21. Therefore, after having considered the arguments advanced on both the sides, I have come to the conclusion that the decree passed by the learned trial Judge does not call for any interference. It must be mentioned that Shri Vepari urged that the notice contemplated in part A(ii) of the operative order of the trial Court should be at the stage of submission of the proposal by the respondents to the Bombay Municipal Corporation, so that the defendants will be in a position to place their objections before the authority, for consideration in accordance with law. Shri Dave, strongly opposed this, on the ground that if the society & members are allowed to give their objections, at the stage of passing of land, then, having regard to the history of the litigation, the respondents cannot hope to get any such plan passed within a reasonable future. I agree that on the facts and circumstances of the present case, what the learned trial Judge has provided in Condition No. A(ii) of the operative part, which requires plaintiff to undertake construction of additional building or structures only after obtaining approval of the Bombay Municipal Corporation and after giving due notice to the appellant-Original defendant No. 26 is a sufficient safeguard for the observance of law. If at all, appellant intends to give their objections. After the relevant notice is given, by the respondents, on their proposed construction in pursuance of an approved plan, it will be open to the appellant, to take such measures as are open to them in-law.

21. Subject to this, the decree passed by the trial Court is confirmed, and Appeal stands dismissed with costs. Since the appeal is itself disposed of, Civil Application No. 5799 of 1989, also stands disposed of. The trial Court by its decree, has granted three years to the respondent-plaintiff to complete the project of development from the date of its judgment.

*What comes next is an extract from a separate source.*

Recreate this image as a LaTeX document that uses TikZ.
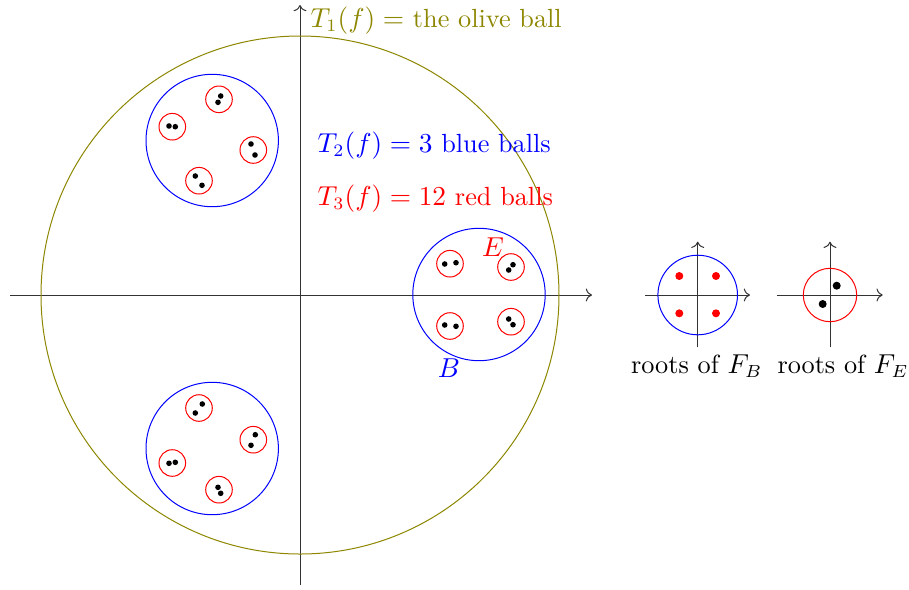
\documentclass[tikz,border=0pt]{standalone}
\usetikzlibrary{arrows.meta}
\begin{document}
\begin{tikzpicture}[x=0.4pt,y=-0.4pt,
  every node/.style={font=\fontsize{10.5}{12.6}\selectfont},
  axis/.style={draw=black!80,line width=0.4pt,->},
  olivec/.style={draw=olive,line width=0.4pt},
  bluec/.style={draw=blue,line width=0.4pt},
  redc/.style={draw=red,line width=0.4pt},
  rt/.style={fill=black},
  bigdot/.style={fill=black},
  reddot/.style={fill=red}]
\useasboundingbox (0,0) rectangle (909,589);
% main axes
\coordinate (xl) at (10,295); \coordinate (xr) at (592,295);
\coordinate (yb) at (300,585); \coordinate (yt) at (300,5);
\draw[axis] (xl) -- (xr);
\draw[axis] (yb) -- (yt);
% olive ball
\draw[olivec] (300,295) circle (259);
% blue balls
\draw[bluec] (479,294.5) circle (66.2);
\draw[bluec] (212.2,140.5) circle (66.2);
\draw[bluec] (212.2,448.5) circle (66.2);
% red balls
\foreach \cx/\cy in {450/263.7, 511/267, 450/326, 511/321.7,
  219/99.3, 172.3/126.7, 253.3/150, 199/180.7,
  199/408, 253.3/439.7, 172.3/463, 219/489.7}
  \draw[redc] (\cx,\cy) circle (13.3);
% dots
\foreach \px/\py in {444.7/264, 456/262.7, 513/264.7, 508.7/270,
  444.7/325, 456/326.3, 508.7/319, 513/324.7,
  220.7/96, 218/102.3, 169/126, 175.3/126.7, 251/144, 255/155, 195.3/176, 202/185.3,
  202.3/404, 195.3/413, 255.3/434.7, 251/445.3, 169/463.3, 175.3/462.3, 218/487.3, 220.7/493.3}
  \fill[rt] (\px,\py) circle (2.8);
% labels
\node[anchor=base west,text=olive,inner sep=0] (t1) at (310,27) {$T_1(f) =$ the olive ball};
\node[anchor=base west,text=blue,inner sep=0] (t2) at (317,152) {$T_2(f) = 3$ blue balls};
\node[anchor=base west,text=red,inner sep=0] (t3) at (317,205) {$T_3(f) = 12$ red balls};
\node[text=red,inner sep=0] (E) at (493,247) {$E$};
\node[text=blue,inner sep=0] (B) at (449,368) {$B$};
% small picture F_B
\coordinate (a1l) at (645,295); \coordinate (a1r) at (750,295);
\coordinate (a1b) at (697.7,347.3); \coordinate (a1t) at (697.7,241.7);
\draw[axis] (a1l) -- (a1r);
\draw[axis] (a1b) -- (a1t);
\draw[bluec] (697.7,295) circle (39.8);
\foreach \px/\py in {679.3/276, 716/276, 679.3/313.3, 716/313.3}
  \fill[reddot] (\px,\py) circle (4);
% small picture F_E
\coordinate (a2l) at (776.7,295); \coordinate (a2r) at (882.7,295);
\coordinate (a2b) at (830,347.3); \coordinate (a2t) at (830,241.7);
\draw[axis] (a2l) -- (a2r);
\draw[axis] (a2b) -- (a2t);
\draw[redc] (830,295) circle (26.7);
\foreach \px/\py in {836.7/285.7, 822.7/304}
  \fill[bigdot] (\px,\py) circle (4);
\node[anchor=base,inner sep=0] (lb) at (696.7,373) {roots of $F_B$};
\node[anchor=base west,inner sep=0] (le) at (777,373) {roots of $F_E$};
\end{tikzpicture}
\end{document}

That period has already expired. So in place of said condition No. A(vi), it is substituted that the period of three years will be from the date of this judgment.

22. Shri Vepari at this stage, requests that operation of the order passed just now, be stayed for 8 weeks. At the moment, such the respondents have no approved plans with them, there should be no objection to stay operation of the order passed by this Court for a period of eight weeks from today. It is however, made clear that it will be open to the respondents to get the plans and permissions re-validated and take frustration except starting construction. Certified copy expedited.